- Objective: All of the data should be output character for character, except the pictures.

- Material:
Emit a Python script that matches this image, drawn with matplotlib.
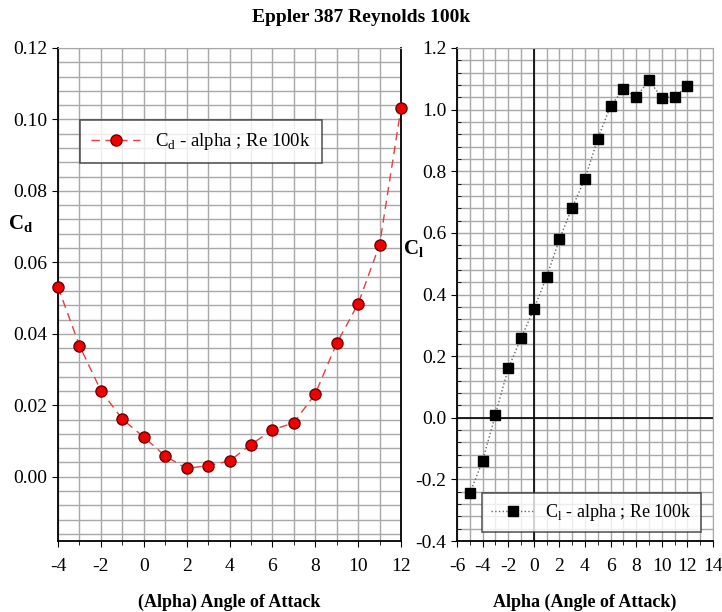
import matplotlib.pyplot as plt
from matplotlib.ticker import MultipleLocator

plt.rcParams['font.family'] = ['Liberation Serif', 'DejaVu Serif']
plt.rcParams['axes.unicode_minus'] = False

# drag data
alpha_cd = [-4, -3, -2, -1, 0, 1, 2, 3, 4, 5, 6, 7, 8, 9, 10, 11, 12]
cd = [0.0531, 0.0367, 0.0241, 0.0161, 0.0111, 0.0058, 0.0023, 0.0031, 0.0044,
      0.0090, 0.0131, 0.0151, 0.0232, 0.0373, 0.0484, 0.0649, 0.1032]

# lift data
alpha_cl = [-5, -4, -3, -2, -1, 0, 1, 2, 3, 4, 5, 6, 7, 8, 9, 10, 11, 12]
cl = [-0.245, -0.14, 0.01, 0.16, 0.258, 0.352, 0.457, 0.579, 0.682, 0.776,
      0.906, 1.012, 1.066, 1.041, 1.095, 1.039, 1.041, 1.077]

fig = plt.figure(figsize=(7.22, 6.12), dpi=100)
ax1 = fig.add_axes([58/722, 71/612, 343/722, 493/612])
ax2 = fig.add_axes([457/722, 71/612, 256/722, 493/612])

gridc = "#a8a8a8"

# left: Cd
ax1.plot(alpha_cd, cd, color="#e04040", linestyle=(0, (6, 4)), linewidth=1,
         marker="o", markersize=8, markerfacecolor="#ee0000",
         markeredgecolor="#700000", markeredgewidth=1, clip_on=False,
         zorder=5, label=r"C$_\mathregular{d}$ - alpha ; Re 100k")
ax1.set_xlim(-4, 12)
ax1.set_ylim(-0.018, 0.12)
ax1.xaxis.set_major_locator(MultipleLocator(2))
ax1.xaxis.set_minor_locator(MultipleLocator(1))
ax1.yaxis.set_minor_locator(MultipleLocator(0.004))
ax1.set_yticks([0.0, 0.02, 0.04, 0.06, 0.08, 0.10, 0.12])
ax1.set_yticklabels(["0.00", "0.02", "0.04", "0.06", "0.08", "0.10", "0.12"])
ax1.set_ylabel(r"C$_\mathregular{d}$", fontsize=15, fontweight="bold",
               rotation=0, labelpad=6)
ax1.yaxis.set_label_coords(-0.11, 0.62)
ax1.set_xlabel("(Alpha) Angle of Attack", fontsize=13, fontweight="bold",
               labelpad=14)
leg1 = ax1.legend(loc="upper left", bbox_to_anchor=(0.064, 0.854),
                  fontsize=13.5, frameon=True, fancybox=False, borderpad=0.6,
                  handlelength=2.6, edgecolor="#333333", borderaxespad=0)
leg1.get_frame().set_linewidth(1.2)

# right: Cl
ax2.plot(alpha_cl, cl, color="#666666", linestyle=":", linewidth=1,
         marker="s", markersize=7, markerfacecolor="black",
         markeredgecolor="black",
         label=r"C$_\mathregular{l}$ - alpha ; Re 100k")
ax2.axhline(0, color="black", linewidth=1.2, zorder=1)
ax2.axvline(0, color="black", linewidth=1.2, zorder=1)
ax2.set_xlim(-6, 14)
ax2.set_ylim(-0.4, 1.2)
ax2.xaxis.set_major_locator(MultipleLocator(2))
ax2.xaxis.set_minor_locator(MultipleLocator(1))
ax2.yaxis.set_major_locator(MultipleLocator(0.2))
ax2.yaxis.set_minor_locator(MultipleLocator(0.04))
ax2.yaxis.set_major_formatter(plt.FormatStrFormatter("%.1f"))
ax2.set_ylabel(r"C$_\mathregular{l}$", fontsize=15, fontweight="bold",
               rotation=0, labelpad=6)
ax2.yaxis.set_label_coords(-0.17, 0.57)
ax2.set_xlabel("Alpha (Angle of Attack)", fontsize=13, fontweight="bold",
               labelpad=14)
leg2 = ax2.legend(loc="lower left", bbox_to_anchor=(0.098, 0.018),
                  fontsize=13, frameon=True, fancybox=False, borderpad=0.5,
                  handlelength=2.4, handletextpad=0.6,
                  edgecolor="#333333", borderaxespad=0)
leg2.get_frame().set_linewidth(1.2)

for ax in (ax1, ax2):
    ax.grid(which="both", color=gridc, linewidth=1)
    ax.set_axisbelow(True)
    ax.tick_params(which="major", direction="out", length=4, labelsize=14,
                   color="black")
    ax.tick_params(which="minor", direction="out", length=3, color="black")
    ax.tick_params(axis="x", pad=8)
    ax.spines["left"].set_linewidth(1.3)
    ax.spines["bottom"].set_linewidth(1.3)
    ax.spines["top"].set_color(gridc)
    ax.spines["right"].set_color(gridc)

ax1.tick_params(axis="y", which="minor", length=0)
ax2.tick_params(axis="y", which="minor", direction="in", length=3)

ax1.spines["right"].set_color("black")
ax1.spines["right"].set_linewidth(1.3)

fig.suptitle("Eppler 387 Reynolds 100k", fontsize=14, fontweight="bold",
             y=0.985)

fig.savefig("out.png", dpi=100)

- Response to this task:
Emit a Python script that matches this image, drawn with matplotlib.
import matplotlib.pyplot as plt
from matplotlib.ticker import MultipleLocator

plt.rcParams['font.family'] = ['Liberation Serif', 'DejaVu Serif']
plt.rcParams['axes.unicode_minus'] = False

# drag data
alpha_cd = [-4, -3, -2, -1, 0, 1, 2, 3, 4, 5, 6, 7, 8, 9, 10, 11, 12]
cd = [0.0531, 0.0367, 0.0241, 0.0161, 0.0111, 0.0058, 0.0023, 0.0031, 0.0044,
      0.0090, 0.0131, 0.0151, 0.0232, 0.0373, 0.0484, 0.0649, 0.1032]

# lift data
alpha_cl = [-5, -4, -3, -2, -1, 0, 1, 2, 3, 4, 5, 6, 7, 8, 9, 10, 11, 12]
cl = [-0.245, -0.14, 0.01, 0.16, 0.258, 0.352, 0.457, 0.579, 0.682, 0.776,
      0.906, 1.012, 1.066, 1.041, 1.095, 1.039, 1.041, 1.077]

fig = plt.figure(figsize=(7.22, 6.12), dpi=100)
ax1 = fig.add_axes([58/722, 71/612, 343/722, 493/612])
ax2 = fig.add_axes([457/722, 71/612, 256/722, 493/612])

gridc = "#a8a8a8"

# left: Cd
ax1.plot(alpha_cd, cd, color="#e04040", linestyle=(0, (6, 4)), linewidth=1,
         marker="o", markersize=8, markerfacecolor="#ee0000",
         markeredgecolor="#700000", markeredgewidth=1, clip_on=False,
         zorder=5, label=r"C$_\mathregular{d}$ - alpha ; Re 100k")
ax1.set_xlim(-4, 12)
ax1.set_ylim(-0.018, 0.12)
ax1.xaxis.set_major_locator(MultipleLocator(2))
ax1.xaxis.set_minor_locator(MultipleLocator(1))
ax1.yaxis.set_minor_locator(MultipleLocator(0.004))
ax1.set_yticks([0.0, 0.02, 0.04, 0.06, 0.08, 0.10, 0.12])
ax1.set_yticklabels(["0.00", "0.02", "0.04", "0.06", "0.08", "0.10", "0.12"])
ax1.set_ylabel(r"C$_\mathregular{d}$", fontsize=15, fontweight="bold",
               rotation=0, labelpad=6)
ax1.yaxis.set_label_coords(-0.11, 0.62)
ax1.set_xlabel("(Alpha) Angle of Attack", fontsize=13, fontweight="bold",
               labelpad=14)
leg1 = ax1.legend(loc="upper left", bbox_to_anchor=(0.064, 0.854),
                  fontsize=13.5, frameon=True, fancybox=False, borderpad=0.6,
                  handlelength=2.6, edgecolor="#333333", borderaxespad=0)
leg1.get_frame().set_linewidth(1.2)

# right: Cl
ax2.plot(alpha_cl, cl, color="#666666", linestyle=":", linewidth=1,
         marker="s", markersize=7, markerfacecolor="black",
         markeredgecolor="black",
         label=r"C$_\mathregular{l}$ - alpha ; Re 100k")
ax2.axhline(0, color="black", linewidth=1.2, zorder=1)
ax2.axvline(0, color="black", linewidth=1.2, zorder=1)
ax2.set_xlim(-6, 14)
ax2.set_ylim(-0.4, 1.2)
ax2.xaxis.set_major_locator(MultipleLocator(2))
ax2.xaxis.set_minor_locator(MultipleLocator(1))
ax2.yaxis.set_major_locator(MultipleLocator(0.2))
ax2.yaxis.set_minor_locator(MultipleLocator(0.04))
ax2.yaxis.set_major_formatter(plt.FormatStrFormatter("%.1f"))
ax2.set_ylabel(r"C$_\mathregular{l}$", fontsize=15, fontweight="bold",
               rotation=0, labelpad=6)
ax2.yaxis.set_label_coords(-0.17, 0.57)
ax2.set_xlabel("Alpha (Angle of Attack)", fontsize=13, fontweight="bold",
               labelpad=14)
leg2 = ax2.legend(loc="lower left", bbox_to_anchor=(0.098, 0.018),
                  fontsize=13, frameon=True, fancybox=False, borderpad=0.5,
                  handlelength=2.4, handletextpad=0.6,
                  edgecolor="#333333", borderaxespad=0)
leg2.get_frame().set_linewidth(1.2)

for ax in (ax1, ax2):
    ax.grid(which="both", color=gridc, linewidth=1)
    ax.set_axisbelow(True)
    ax.tick_params(which="major", direction="out", length=4, labelsize=14,
                   color="black")
    ax.tick_params(which="minor", direction="out", length=3, color="black")
    ax.tick_params(axis="x", pad=8)
    ax.spines["left"].set_linewidth(1.3)
    ax.spines["bottom"].set_linewidth(1.3)
    ax.spines["top"].set_color(gridc)
    ax.spines["right"].set_color(gridc)

ax1.tick_params(axis="y", which="minor", length=0)
ax2.tick_params(axis="y", which="minor", direction="in", length=3)

ax1.spines["right"].set_color("black")
ax1.spines["right"].set_linewidth(1.3)

fig.suptitle("Eppler 387 Reynolds 100k", fontsize=14, fontweight="bold",
             y=0.985)

fig.savefig("out.png", dpi=100)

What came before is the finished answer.